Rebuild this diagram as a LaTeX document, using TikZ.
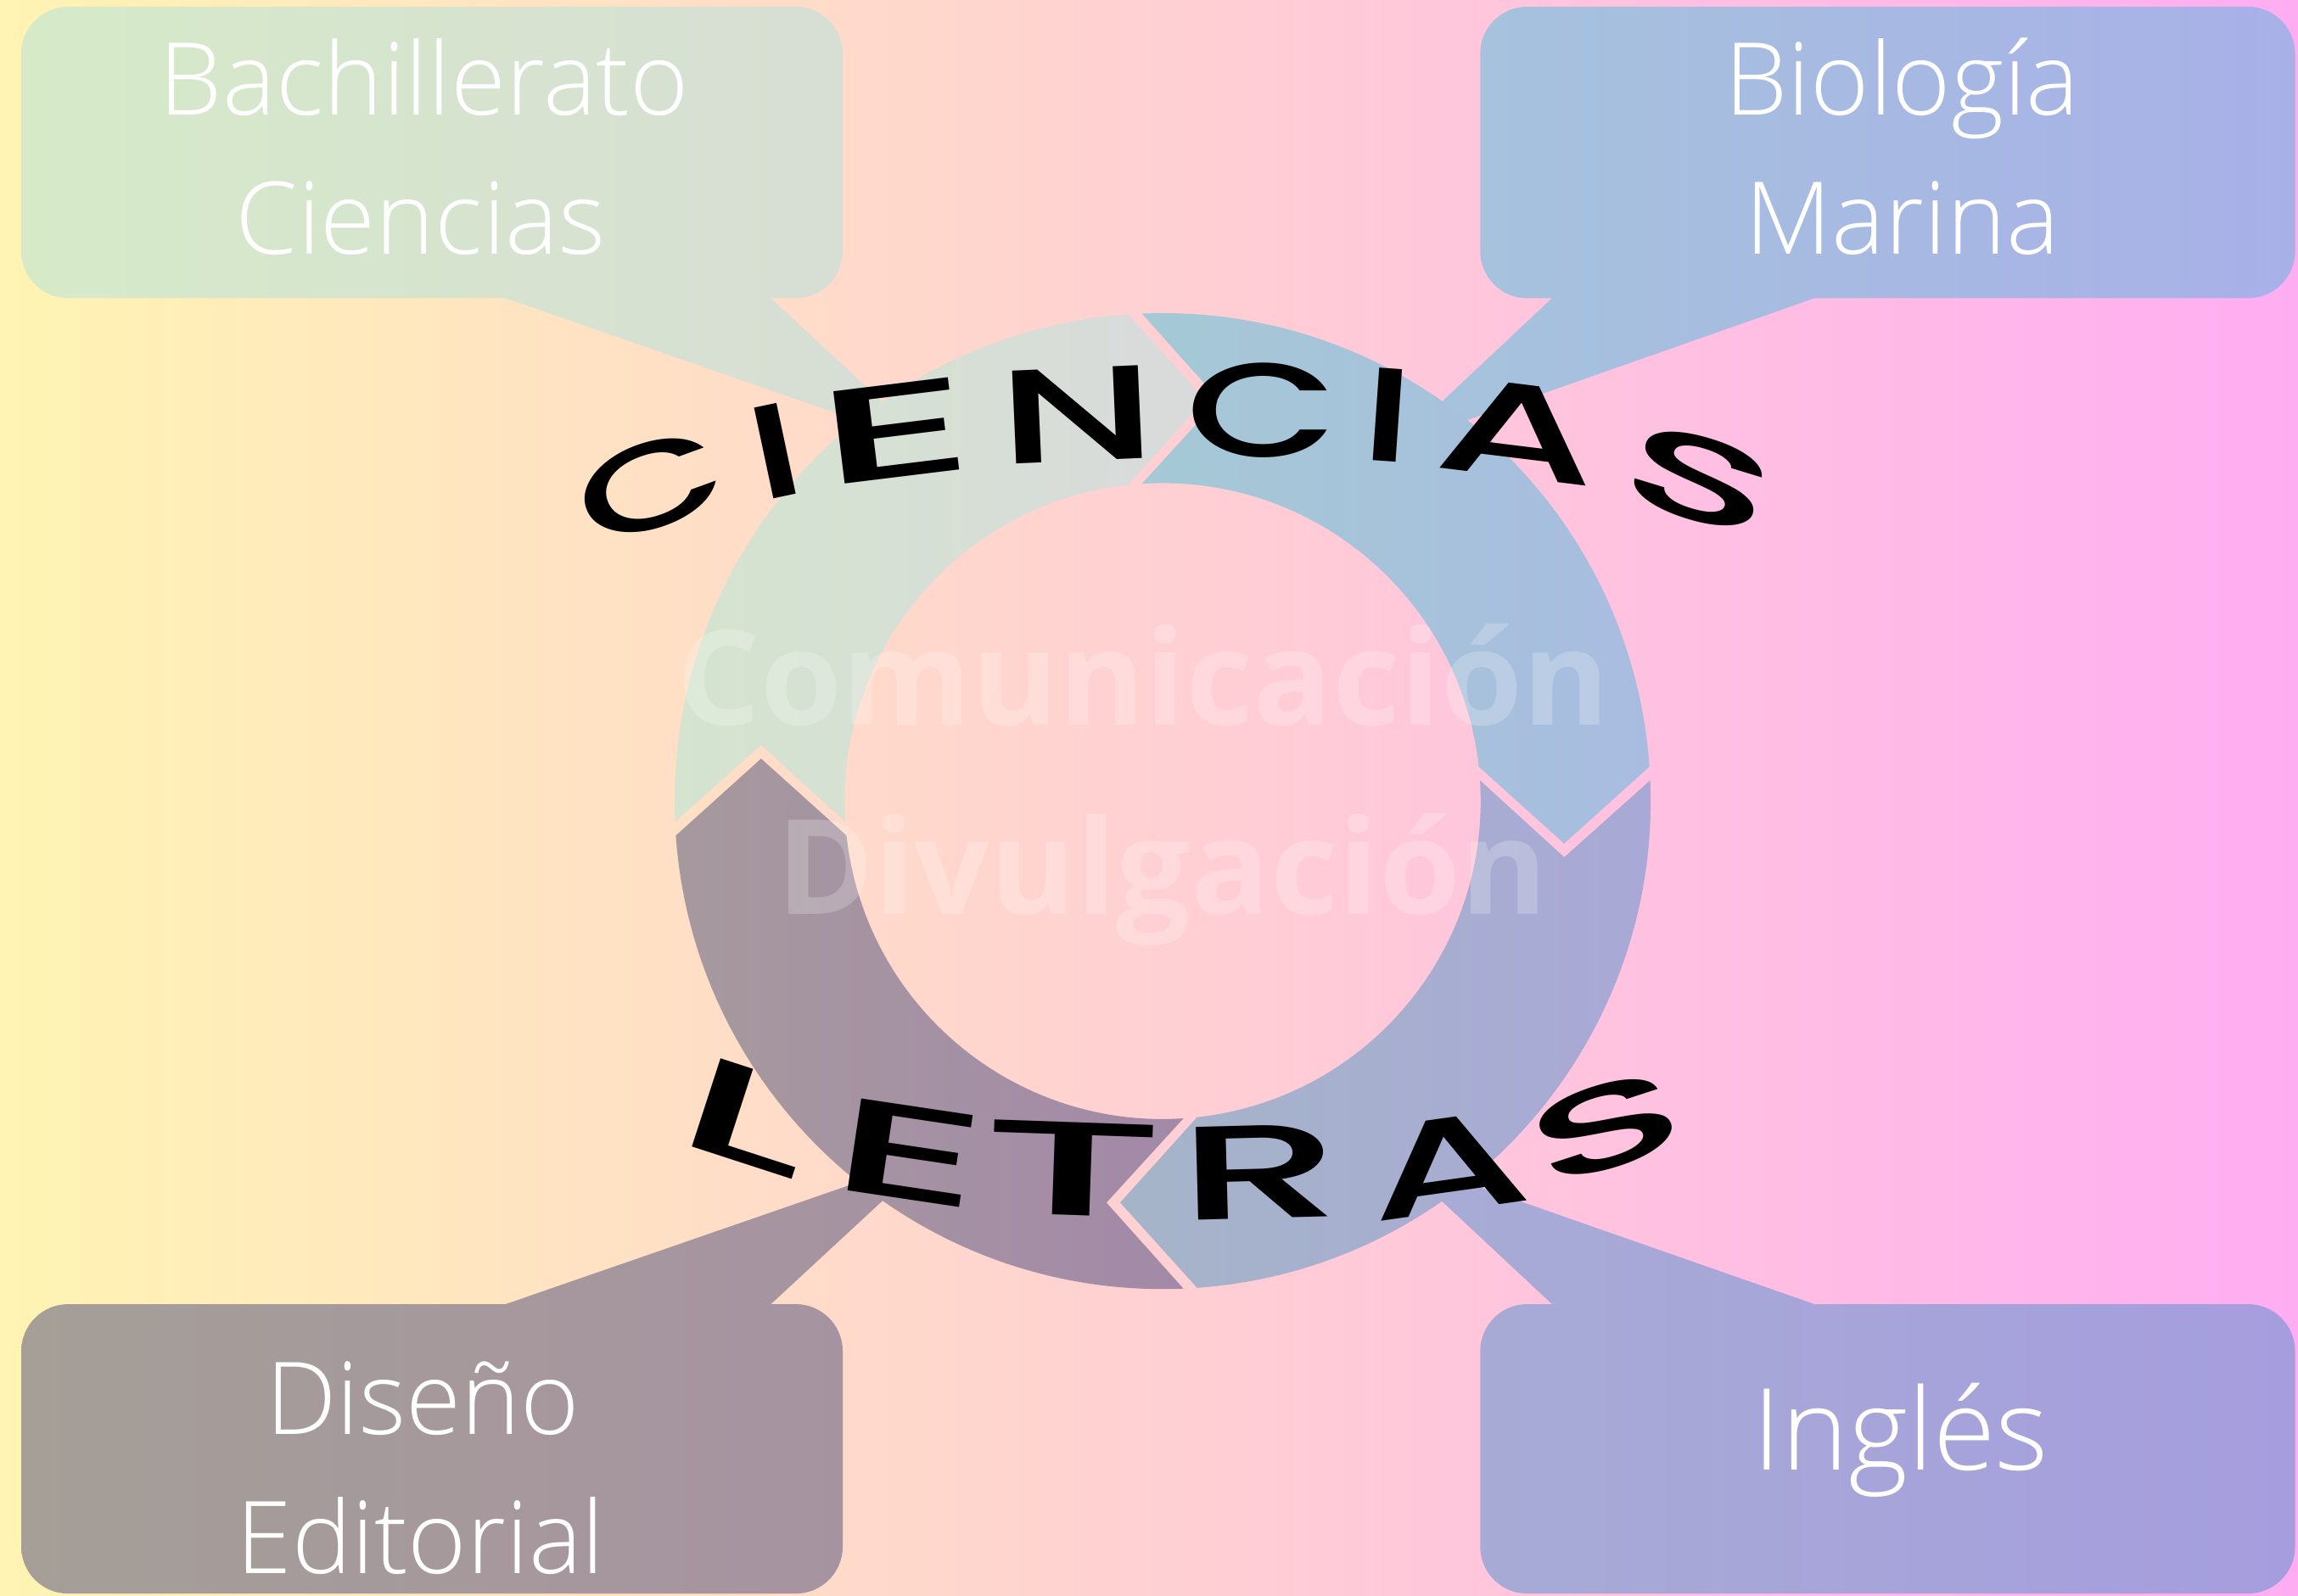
\documentclass[tikz,border=0pt]{standalone}
\usepackage{fontspec}
\setmainfont{Open Sans}
\IfFontExistsTF{Open Sans Light}{\newfontfamily\boxfont{Open Sans Light}}{\newfontfamily\boxfont{Open Sans}}
\IfFontExistsTF{Poppins Medium}{\newfontfamily\popfont{Poppins Medium}}{\newfontfamily\popfont{Poppins}[FakeBold=1.5]}
\definecolor{bgL}{HTML}{FFF4B3}
\definecolor{bgM}{HTML}{FFDAD2}
\definecolor{bgR}{HTML}{FFADF2}
\definecolor{bxTLl}{HTML}{D6EAC8}
\definecolor{bxTLr}{HTML}{D7DDD6}
\definecolor{bxTRl}{HTML}{A6C4DC}
\definecolor{bxTRr}{HTML}{A8B0E8}
\definecolor{bxBLl}{HTML}{A59F97}
\definecolor{bxBLr}{HTML}{A692A2}
\definecolor{bxBRl}{HTML}{A7ACD4}
\definecolor{bxBRr}{HTML}{A69DDE}
\definecolor{sgTLl}{HTML}{D4E4CE}
\definecolor{sgTLr}{HTML}{D9DADC}
\definecolor{sgTRl}{HTML}{A5C9D5}
\definecolor{sgTRr}{HTML}{A8BCE0}
\definecolor{sgBRl}{HTML}{A5B5C8}
\definecolor{sgBRr}{HTML}{A9A8D7}
\definecolor{sgBLl}{HTML}{A6999E}
\definecolor{sgBLr}{HTML}{A389A8}
\newcommand\ringseg[3]{%
  \shade[left color=#2, right color=#3]
    ({#1-92.44}:333) arc[start angle={#1-92.44}, end angle={#1-4.05}, radius=333]
    -- ({#1+6.04}:275.5) -- ({#1-6.22}:217)
    arc[start angle={#1-6.22}, end angle={#1-93.75}, radius=217]
    -- ({#1-82.04}:276.7) -- cycle;}
\begin{document}
\begin{tikzpicture}[x=0.01cm, y=-0.01cm,
  boxtxt/.style={text=white, inner sep=0pt, anchor=base, font=\boxfont\fontsize{19.5}{24}\selectfont},
  ltr/.style={inner sep=0pt, text=black, font=\popfont\fontsize{25.9}{30}\selectfont},
  bigtxt/.style={text=white, text opacity=0.22, inner sep=0pt, anchor=base, font=\bfseries\fontsize{25.6}{31}\selectfont}]
\useasboundingbox (0,0) rectangle (1568,1089);
\shade[left color=bgL, middle color=bgM, right color=bgR] (0,0) rectangle (1568,1089);

% callout boxes with tails
\shade[left color=bxTLl, right color=bxTLr, rounded corners=0.32cm]
  (14.5,4.6) rectangle (575,203.5) [sharp corners] (345,203.5) -- (634,304) -- (526,203.5) -- cycle;
\shade[left color=bxTRl, right color=bxTRr, rounded corners=0.32cm]
  (1010,4.6) rectangle (1566,203.5) [sharp corners] (1059,203.5) -- (952,304) -- (1238,203.5) -- cycle;
\shade[left color=bxBLl, right color=bxBLr, rounded corners=0.32cm]
  (14.5,890) rectangle (575,1087.5) [sharp corners] (345,890) -- (634,790) -- (526,890) -- cycle;
\shade[left color=bxBRl, right color=bxBRr, rounded corners=0.32cm]
  (1010,890) rectangle (1566,1087.5) [sharp corners] (1059,890) -- (952,790) -- (1238,890) -- cycle;

% ring of four arrow segments
\begin{scope}[shift={(793.3,546.7)}]
  \ringseg{-90}{sgTLl}{sgTLr}
  \ringseg{0}{sgTRl}{sgTRr}
  \ringseg{90}{sgBRl}{sgBRr}
  \ringseg{180}{sgBLl}{sgBLr}
\end{scope}

% faint centre text
\node[bigtxt] (com) at (780,495) {Comunicación};
\node[bigtxt] (div) at (793,624) {Divulgación};

% box texts
\node[boxtxt] (b1) at (289.5,78.2) {Bachillerato};
\node[boxtxt] (b2) at (287,173.7) {Ciencias};
\node[boxtxt] (m1) at (1298,78.2) {Biología};
\node[boxtxt] (m2) at (1298,173.7) {Marina};
\node[boxtxt] (d1) at (288.5,978.6) {Diseño};
\node[boxtxt] (d2) at (287,1074) {Editorial};
\node[boxtxt, font=\boxfont\fontsize{22}{26}\selectfont] (in) at (1297,1003.2) {Inglés};

% curved word CIENCIAS
\node[ltr, rotate=20]  (c1) at (444,332) {\scalebox{1.45}[0.9]{C}};
\node[ltr, rotate=12]  (i1) at (529,308) {\scalebox{1.5}[1]{I}};
\node[ltr, rotate=7]   (e1) at (611,294) {\scalebox{2.25}[1]{E}};
\node[ltr, rotate=2.5] (n1) at (735,283) {\scalebox{1.65}[1]{N}};
\node[ltr, rotate=0]   (c2) at (861,280) {\scalebox{1.48}[1]{C}};
\node[ltr, rotate=-4]  (i2) at (947,283) {\scalebox{1.5}[1]{I}};
\node[ltr, rotate=-7]  (a1) at (1036,294) {\scalebox{1.75}[1]{A}};
\node[ltr, rotate=-17] (s1) at (1160,327) {\scalebox{1.9}[0.88]{S}};

% curved word LETRAS
\node[ltr, rotate=-18]  (l2) at (511,762) {\scalebox{2.25}[1]{L}};
\node[ltr, rotate=-8.5] (e2) at (620,787) {\scalebox{2.2}[1]{E}};
\node[ltr, rotate=-2]   (t2) at (732,798) {\scalebox{2.45}[1]{T}};
\node[ltr, rotate=1.5]  (r2) at (860,800) {\scalebox{1.95}[1]{R}};
\node[ltr, rotate=8]    (a2) at (988,795) {\scalebox{1.75}[1]{A}};
\node[ltr, rotate=18]   (s2) at (1096,769) {\scalebox{1.95}[0.88]{S}};
\end{tikzpicture}
\end{document}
++++++++++++++++++++
> Work to do
Quote each line of the listing exactly, but leave the pictures out.

> Written solution
Rebuild this diagram as a LaTeX document, using TikZ.
\documentclass[tikz,border=0pt]{standalone}
\usepackage{fontspec}
\setmainfont{Open Sans}
\IfFontExistsTF{Open Sans Light}{\newfontfamily\boxfont{Open Sans Light}}{\newfontfamily\boxfont{Open Sans}}
\IfFontExistsTF{Poppins Medium}{\newfontfamily\popfont{Poppins Medium}}{\newfontfamily\popfont{Poppins}[FakeBold=1.5]}
\definecolor{bgL}{HTML}{FFF4B3}
\definecolor{bgM}{HTML}{FFDAD2}
\definecolor{bgR}{HTML}{FFADF2}
\definecolor{bxTLl}{HTML}{D6EAC8}
\definecolor{bxTLr}{HTML}{D7DDD6}
\definecolor{bxTRl}{HTML}{A6C4DC}
\definecolor{bxTRr}{HTML}{A8B0E8}
\definecolor{bxBLl}{HTML}{A59F97}
\definecolor{bxBLr}{HTML}{A692A2}
\definecolor{bxBRl}{HTML}{A7ACD4}
\definecolor{bxBRr}{HTML}{A69DDE}
\definecolor{sgTLl}{HTML}{D4E4CE}
\definecolor{sgTLr}{HTML}{D9DADC}
\definecolor{sgTRl}{HTML}{A5C9D5}
\definecolor{sgTRr}{HTML}{A8BCE0}
\definecolor{sgBRl}{HTML}{A5B5C8}
\definecolor{sgBRr}{HTML}{A9A8D7}
\definecolor{sgBLl}{HTML}{A6999E}
\definecolor{sgBLr}{HTML}{A389A8}
\newcommand\ringseg[3]{%
  \shade[left color=#2, right color=#3]
    ({#1-92.44}:333) arc[start angle={#1-92.44}, end angle={#1-4.05}, radius=333]
    -- ({#1+6.04}:275.5) -- ({#1-6.22}:217)
    arc[start angle={#1-6.22}, end angle={#1-93.75}, radius=217]
    -- ({#1-82.04}:276.7) -- cycle;}
\begin{document}
\begin{tikzpicture}[x=0.01cm, y=-0.01cm,
  boxtxt/.style={text=white, inner sep=0pt, anchor=base, font=\boxfont\fontsize{19.5}{24}\selectfont},
  ltr/.style={inner sep=0pt, text=black, font=\popfont\fontsize{25.9}{30}\selectfont},
  bigtxt/.style={text=white, text opacity=0.22, inner sep=0pt, anchor=base, font=\bfseries\fontsize{25.6}{31}\selectfont}]
\useasboundingbox (0,0) rectangle (1568,1089);
\shade[left color=bgL, middle color=bgM, right color=bgR] (0,0) rectangle (1568,1089);

% callout boxes with tails
\shade[left color=bxTLl, right color=bxTLr, rounded corners=0.32cm]
  (14.5,4.6) rectangle (575,203.5) [sharp corners] (345,203.5) -- (634,304) -- (526,203.5) -- cycle;
\shade[left color=bxTRl, right color=bxTRr, rounded corners=0.32cm]
  (1010,4.6) rectangle (1566,203.5) [sharp corners] (1059,203.5) -- (952,304) -- (1238,203.5) -- cycle;
\shade[left color=bxBLl, right color=bxBLr, rounded corners=0.32cm]
  (14.5,890) rectangle (575,1087.5) [sharp corners] (345,890) -- (634,790) -- (526,890) -- cycle;
\shade[left color=bxBRl, right color=bxBRr, rounded corners=0.32cm]
  (1010,890) rectangle (1566,1087.5) [sharp corners] (1059,890) -- (952,790) -- (1238,890) -- cycle;

% ring of four arrow segments
\begin{scope}[shift={(793.3,546.7)}]
  \ringseg{-90}{sgTLl}{sgTLr}
  \ringseg{0}{sgTRl}{sgTRr}
  \ringseg{90}{sgBRl}{sgBRr}
  \ringseg{180}{sgBLl}{sgBLr}
\end{scope}

% faint centre text
\node[bigtxt] (com) at (780,495) {Comunicación};
\node[bigtxt] (div) at (793,624) {Divulgación};

% box texts
\node[boxtxt] (b1) at (289.5,78.2) {Bachillerato};
\node[boxtxt] (b2) at (287,173.7) {Ciencias};
\node[boxtxt] (m1) at (1298,78.2) {Biología};
\node[boxtxt] (m2) at (1298,173.7) {Marina};
\node[boxtxt] (d1) at (288.5,978.6) {Diseño};
\node[boxtxt] (d2) at (287,1074) {Editorial};
\node[boxtxt, font=\boxfont\fontsize{22}{26}\selectfont] (in) at (1297,1003.2) {Inglés};

% curved word CIENCIAS
\node[ltr, rotate=20]  (c1) at (444,332) {\scalebox{1.45}[0.9]{C}};
\node[ltr, rotate=12]  (i1) at (529,308) {\scalebox{1.5}[1]{I}};
\node[ltr, rotate=7]   (e1) at (611,294) {\scalebox{2.25}[1]{E}};
\node[ltr, rotate=2.5] (n1) at (735,283) {\scalebox{1.65}[1]{N}};
\node[ltr, rotate=0]   (c2) at (861,280) {\scalebox{1.48}[1]{C}};
\node[ltr, rotate=-4]  (i2) at (947,283) {\scalebox{1.5}[1]{I}};
\node[ltr, rotate=-7]  (a1) at (1036,294) {\scalebox{1.75}[1]{A}};
\node[ltr, rotate=-17] (s1) at (1160,327) {\scalebox{1.9}[0.88]{S}};

% curved word LETRAS
\node[ltr, rotate=-18]  (l2) at (511,762) {\scalebox{2.25}[1]{L}};
\node[ltr, rotate=-8.5] (e2) at (620,787) {\scalebox{2.2}[1]{E}};
\node[ltr, rotate=-2]   (t2) at (732,798) {\scalebox{2.45}[1]{T}};
\node[ltr, rotate=1.5]  (r2) at (860,800) {\scalebox{1.95}[1]{R}};
\node[ltr, rotate=8]    (a2) at (988,795) {\scalebox{1.75}[1]{A}};
\node[ltr, rotate=18]   (s2) at (1096,769) {\scalebox{1.95}[0.88]{S}};
\end{tikzpicture}
\end{document}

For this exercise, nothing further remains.